Saturday, May 19, 2012

The Will of God

Can one be out of the will of God? Can he get back in the will of God? How is this accomplished? Before we can tackle these questions we must define our terms appropriately.

What does it mean to be out of the will of God? Someone could say that being out of the will of God means to do something contrary to what God wants. In that case, I think the answer to whether or not someone can be out of the will of God is unequivocally “yes.” Philosophically, we have the ability to act freely and choose what we wish (all things being equal). Theologically, God is the maximally perfect being who is the locus of all moral goodness, and thus cannot want us to do sin (even though we do). Biblically, God desires that all people are saved (1 Tim 2:4), and yet very clearly some are not. So it seems it is the case we can be out of the will of God, and back in, with every action that aligns with what God wants.

Now the preceding may be quite uninteresting. I suspect that most people really mean something like this: the will of God is his plan for one’s life as it relates to the plan for all of creation and eschatological concerns, etc. In that case, if one can be out of God’s will, then he can thwart God’s plan (and its said entailments). But these entailments and plans will occur. Therefore, one cannot be out of God’s will.

I think that reasoning is basically correct. However, I do quibble with the usage and terminology. The terminology “will” implies that this is what God’s desire is; it illicitly assumes that whatever God has planned entails his will over each event.
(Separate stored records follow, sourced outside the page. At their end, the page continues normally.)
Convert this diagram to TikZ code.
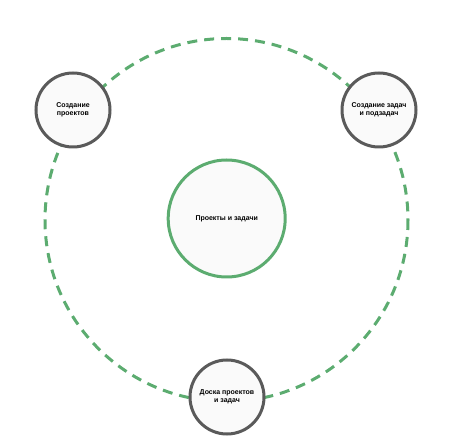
\documentclass[tikz,border=0pt]{standalone}
\usepackage{fontspec}
\setmainfont{Liberation Sans}
\definecolor{ringgreen}{RGB}{92,172,112}
\definecolor{nodegray}{RGB}{90,90,90}
\definecolor{nodefill}{RGB}{250,250,250}
\begin{document}
\begin{tikzpicture}[x=1pt,y=-1pt,
  sat/.style={circle,draw=nodegray,line width=3pt,fill=nodefill,minimum size=74pt,inner sep=0pt,
    font=\fontsize{7}{8.2}\selectfont\bfseries,align=center},
  hub/.style={circle,draw=ringgreen,line width=3pt,fill=nodefill,minimum size=117pt,inner sep=0pt,
    font=\fontsize{7}{8.2}\selectfont\bfseries,align=center},
  ring/.style={draw=ringgreen,line width=3pt,dash pattern=on 10pt off 7pt}]
\useasboundingbox (0,0) rectangle (453,438);
\coordinate (c) at (226.5,220);
\draw[ring] (c) circle[radius=181.5];
\node[hub] (main) at (226.7,218.5) {Проекты и задачи};
\node[sat] (proj) at (73,110) {Создание\\проектов};
\node[sat] (tasks) at (379,110) {Создание задач\\и подзадач};
\node[sat] (board) at (227,397) {Доска проектов\\и задач};
\end{tikzpicture}
\end{document}
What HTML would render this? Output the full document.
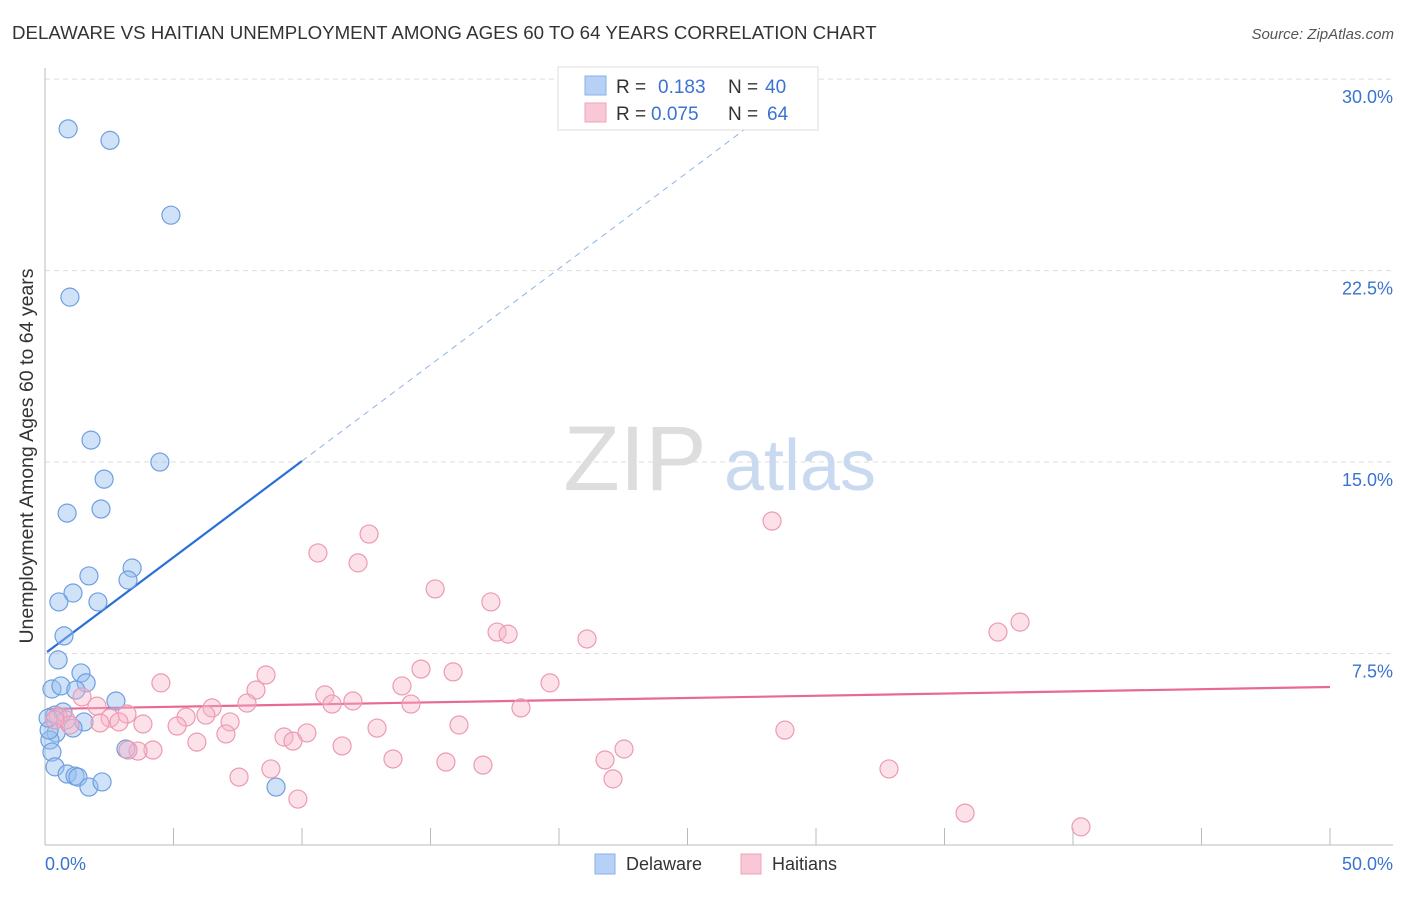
<!DOCTYPE html>
<html><head><meta charset="utf-8">
<style>
body{margin:0;background:#fff;font-family:"Liberation Sans",sans-serif;}
svg text{font-family:"Liberation Sans",sans-serif;}
</style></head>
<body>
<svg id="chart" width="1406" height="892" xmlns="http://www.w3.org/2000/svg">
<text x="12" y="39" font-size="18.7" fill="#333">DELAWARE VS HAITIAN UNEMPLOYMENT AMONG AGES 60 TO 64 YEARS CORRELATION CHART</text>
<text x="1394" y="39" font-size="15" fill="#555" font-style="italic" text-anchor="end">Source: ZipAtlas.com</text>
<text x="33" y="456" font-size="19.5" fill="#333" text-anchor="middle" transform="rotate(-90 33 456)">Unemployment Among Ages 60 to 64 years</text>
<g id="grid"></g>
<g id="watermark">
<text x="635" y="490" font-size="92" fill="#ddd" font-family="Liberation Serif" text-anchor="middle">ZIP</text>
<text x="800" y="490" font-size="72" fill="#c9d9ef" text-anchor="middle">atlas</text>
</g>
<g id="trends"></g>
<g id="points"></g>
<g>
<rect x="558" y="67" width="260" height="63" fill="#fff" stroke="#ddd"/>
<rect x="585" y="76" width="21" height="19" fill="#b6d1f5" stroke="#8ab0e6"/>
<rect x="585" y="103" width="21" height="19" fill="#f9c8d7" stroke="#eea3ba"/>
<text x="616" y="93" font-size="19" fill="#333">R =</text>
<text x="658" y="93" font-size="19" fill="#3a73d0">0.183</text>
<text x="728" y="93" font-size="19" fill="#333">N =</text>
<text x="765" y="93" font-size="19" fill="#3a73d0">40</text>
<text x="616" y="120" font-size="19" fill="#333">R =</text>
<text x="651" y="120" font-size="19" fill="#3a73d0">0.075</text>
<text x="728" y="120" font-size="19" fill="#333">N =</text>
<text x="767" y="120" font-size="19" fill="#3a73d0">64</text>
</g>
<g>
<rect x="595" y="854" width="20" height="20" fill="#b6d1f5" stroke="#8ab0e6"/>
<text x="626" y="870" font-size="18" fill="#333">Delaware</text>
<rect x="741" y="854" width="20" height="20" fill="#f9c8d7" stroke="#eea3ba"/>
<text x="772" y="870" font-size="18" fill="#333">Haitians</text>
</g>
</svg>
<script>
const xTickLabels=["0.0%","50.0%"];
const yTicks=[7.5,15,22.5,30];
const yTickLabels=["7.5%","15.0%","22.5%","30.0%"];
const delawareX=[0.9,2.53,4.9,0.97,1.79,4.47,2.3,0.86,2.18,3.39,1.71,3.23,1.09,0.54,2.06,0.74,0.51,1.4,0.27,1.6,0.62,2.76,1.2,0.39,0.7,1.52,1.09,0.43,0.19,0.16,0.27,0.39,0.86,1.17,1.28,1.71,2.22,3.15,8.99,0.12];
const delawareY=[28.05,27.6,24.67,21.46,15.86,15.0,14.33,13.0,13.16,10.85,10.54,10.38,9.87,9.52,9.52,8.19,7.25,6.74,6.11,6.35,6.23,5.64,6.07,5.09,5.21,4.82,4.58,4.39,4.11,4.5,3.64,3.06,2.78,2.7,2.66,2.27,2.47,3.76,2.27,4.97];
const haitianX=[28.29,12.61,10.62,12.18,15.18,17.35,17.59,18.02,21.09,37.94,37.08,8.6,4.51,14.63,15.88,19.65,13.89,8.21,10.89,11.98,11.17,7.86,6.5,14.24,1.44,2.02,3.19,5.49,6.26,2.53,2.88,3.81,5.14,7.2,18.52,16.11,12.92,0.51,0.82,0.97,7.04,5.91,9.3,9.65,10.19,11.56,4.2,3.62,22.53,28.79,21.79,15.6,13.54,17.04,8.79,7.55,22.1,32.84,9.84,35.8,40.31,0.39,2.14,3.23];
const haitianY=[12.69,12.18,11.44,11.05,10.03,9.52,8.34,8.26,8.07,8.73,8.34,6.66,6.35,6.89,6.78,6.35,6.23,6.07,5.88,5.64,5.52,5.56,5.37,5.52,5.8,5.44,5.13,5.01,5.09,4.97,4.82,4.74,4.66,4.82,5.37,4.7,4.58,5.05,4.9,4.7,4.35,4.03,4.23,4.07,4.39,3.88,3.72,3.68,3.76,4.5,3.33,3.25,3.37,3.13,2.98,2.66,2.59,2.98,1.8,1.25,0.71,4.9,4.78,3.72];
const delawareTrend=[7.5,0.754];
const haitianTrend=[5.33,0.0172];

const NS="http://www.w3.org/2000/svg";
const X=v=>45+v*25.7;
const Y=v=>845-v*25.53;
function mk(tag,attrs,parent){const e=document.createElementNS(NS,tag);for(const k in attrs)e.setAttribute(k,attrs[k]);parent.appendChild(e);return e;}
const grid=document.getElementById('grid');
yTicks.forEach((t,i)=>{
  const l=mk('line',{x1:45,x2:1393,y1:Y(t),y2:Y(t),stroke:'#ddd','stroke-dasharray':'5,4'},grid);
  
  
  const tx=mk('text',{x:1393,y:Y(t)+24,'font-size':18,fill:'#3a73d0','text-anchor':'end'},grid);
  tx.textContent=yTickLabels[i];
  
  
});
const ax=mk('line',{x1:45,x2:45,y1:68,y2:845,stroke:'#bbb'},grid);


const bx=mk('line',{x1:45,x2:1393,y1:845,y2:845,stroke:'#bbb'},grid);


for(let v=5;v<=50;v+=5){
  const t=mk('line',{x1:X(v),x2:X(v),y1:828,y2:845,stroke:'#bbb'},grid);
  
  
}
const xl0=mk('text',{x:45,y:870,'font-size':18,fill:'#3a73d0'},grid);xl0.textContent=xTickLabels[0];


const xl1=mk('text',{x:1393,y:870,'font-size':18,fill:'#3a73d0','text-anchor':'end'},grid);xl1.textContent=xTickLabels[1];



const pts=document.getElementById('points');
delawareX.forEach((x,i)=>{
  const c=mk('circle',{cx:X(x),cy:Y(delawareY[i]),r:9,fill:'rgba(150,190,240,0.45)',stroke:'#6e9fe0','stroke-width':1.2},pts);
  
  
});
haitianX.forEach((x,i)=>{
  const c=mk('circle',{cx:X(x),cy:Y(haitianY[i]),r:9,fill:'rgba(248,180,200,0.4)',stroke:'#ec9ab3','stroke-width':1.2},pts);
  
  
});
const tr=document.getElementById('trends');
const dEnd=(30-delawareTrend[0])/delawareTrend[1];
const d1=mk('line',{x1:X(0.08),y1:Y(delawareTrend[0]+delawareTrend[1]*0.08),x2:X(10),y2:Y(delawareTrend[0]+delawareTrend[1]*10),stroke:'#2a6fd6','stroke-width':2.2},tr);


const d2=mk('line',{x1:X(10),y1:Y(delawareTrend[0]+delawareTrend[1]*10),x2:X(dEnd),y2:Y(30),stroke:'#8fb2e8','stroke-width':1,'stroke-dasharray':'6,5'},tr);


const h1=mk('line',{x1:X(0.08),y1:Y(haitianTrend[0]),x2:X(50),y2:Y(haitianTrend[0]+haitianTrend[1]*50),stroke:'#e86a92','stroke-width':2.2},tr);


</script>
</body></html>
But this is not necessarily so. Consider a couple’s plan to have a child. They know the child will disobey them, and not infrequently. Yet no one says, upon hearing the couple’s ultimate intentions, “So, you want your child to disobey?” This is enough to show that to will ultimate intentions that will be coupled with actions or events resulting from those intentions does not suggest that one has willed those actions or events, even if one has effectively ordained them.

So, can one be out of the will of God? Absolutely. Can she ever find herself in a situation or event for which God did not plan? Absolutely not.